By Andrew Ross
It’s hard to believe, but this biography of Eminem-and it is a biography of Eminem, not Marshall Mathers-is actually a good read.
One would think a book so pretentiously titled would be likely to find its place beside the throne, in the position formerly held by the Sears Catalogue. But alas, for Whatever You Say I Am, it was not to be. No, Bozza had to go and write a well researched, well thought out book.
Naturally, this makes the job of the reviewer much more difficult.
Fortunately, there is one fatal flaw to pounce upon: any good biography has to be written after the fact. Eminem has shown no indications of quitting the music business, nor is he on his deathbed. It is therefore impossible to write a complete biography of Eminem yet. The book only covers four-and-a-half freaking years, for crying out loud, up to and including this year. While what Bozza has written would be quite appropriate in a biography, that biography will have to be written years from now were it to have any semblance of completeness.
Furthermore, this contemporary-ography lacks the historical context necessary to objectively assess the long-term impact of the artist on hip hop, on culture, on his daughter (who isn’t even out of elementary school yet), et cetera.

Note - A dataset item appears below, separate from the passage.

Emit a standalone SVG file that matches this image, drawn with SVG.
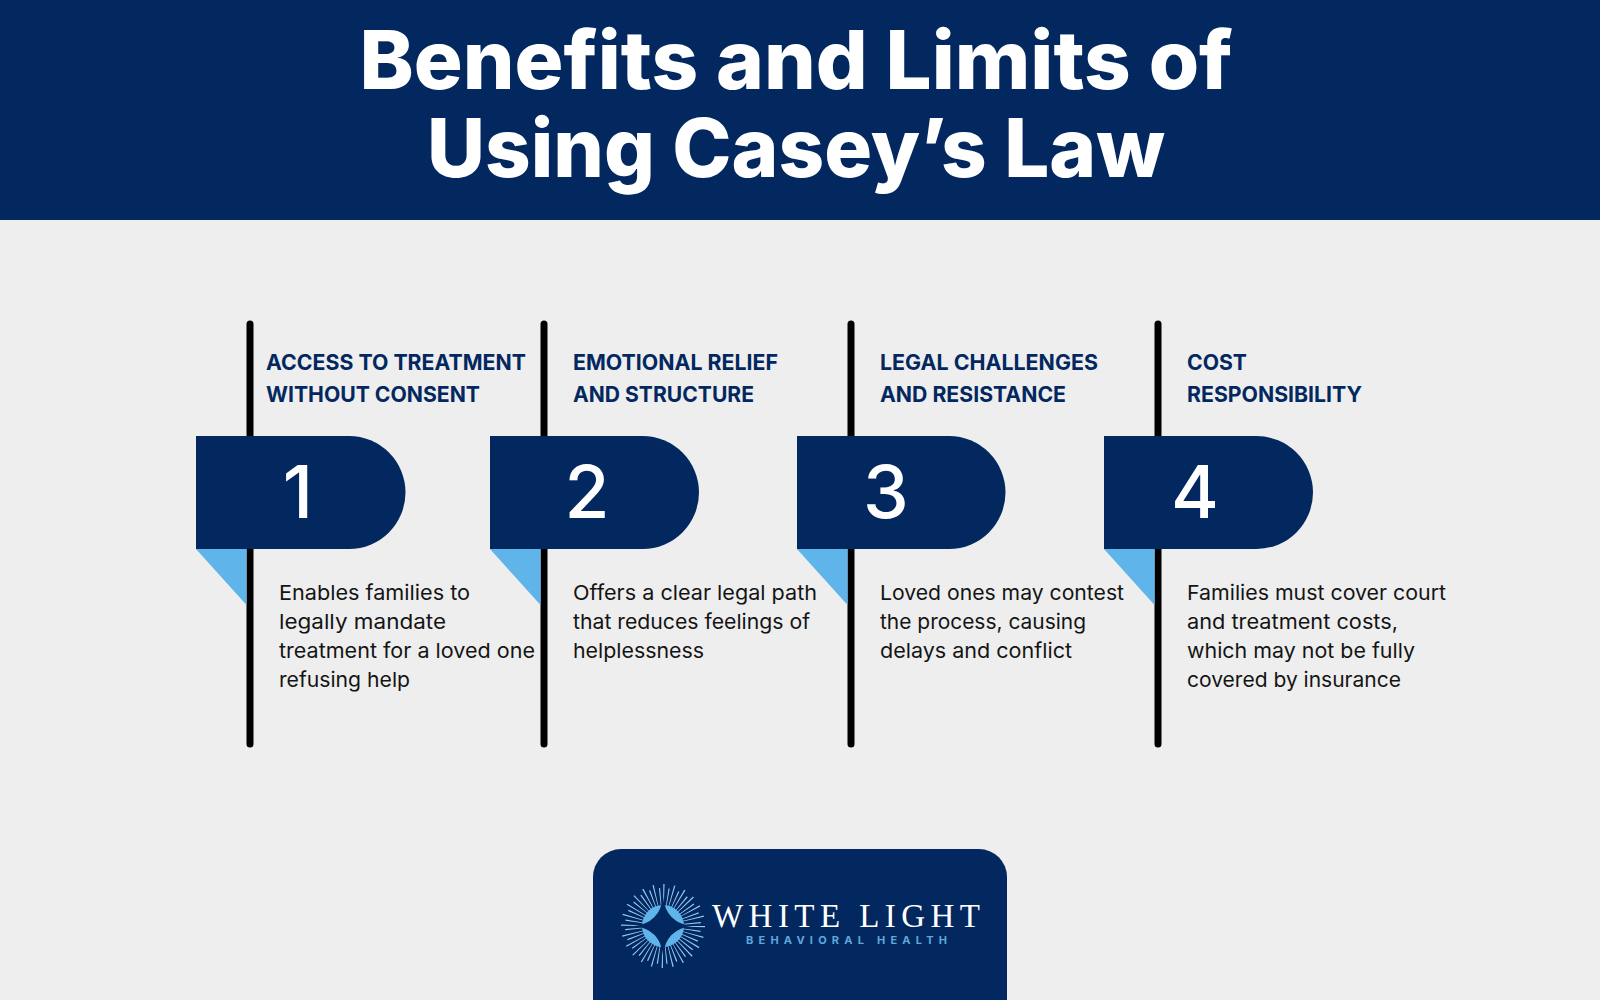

Another side effect of the inappropriate timing of this biography is the necessarily contracted time frame it covers. Bozza resorts to going over the same four-and-a-half years seven times (once per chapter), each time looking at a different aspect of the story. The numerous pictures, repetition and overlap helps fill the space between the covers, but for anyone who has listened to Eminem’s albums more than once, or kept up with the news reports about him, there will be very few surprises.
By the time I got to chapter three, I was checking to see how many pages were left.
However, anyone not familiar with Eminem-my mother, for example-would probably find the book quite illuminating. Also, the next time you hear someone mouthing off that Eminem hates gays and women and is the problem with the world today, you can point them in the direction of Whatever You Say I Am for a sound rebuttal.
To sum up, it’s probably a waste of time if you knew the difference between Ice Cube and Ice T before Three Kings came out, but a good read for anyone not tuned in to hip hop.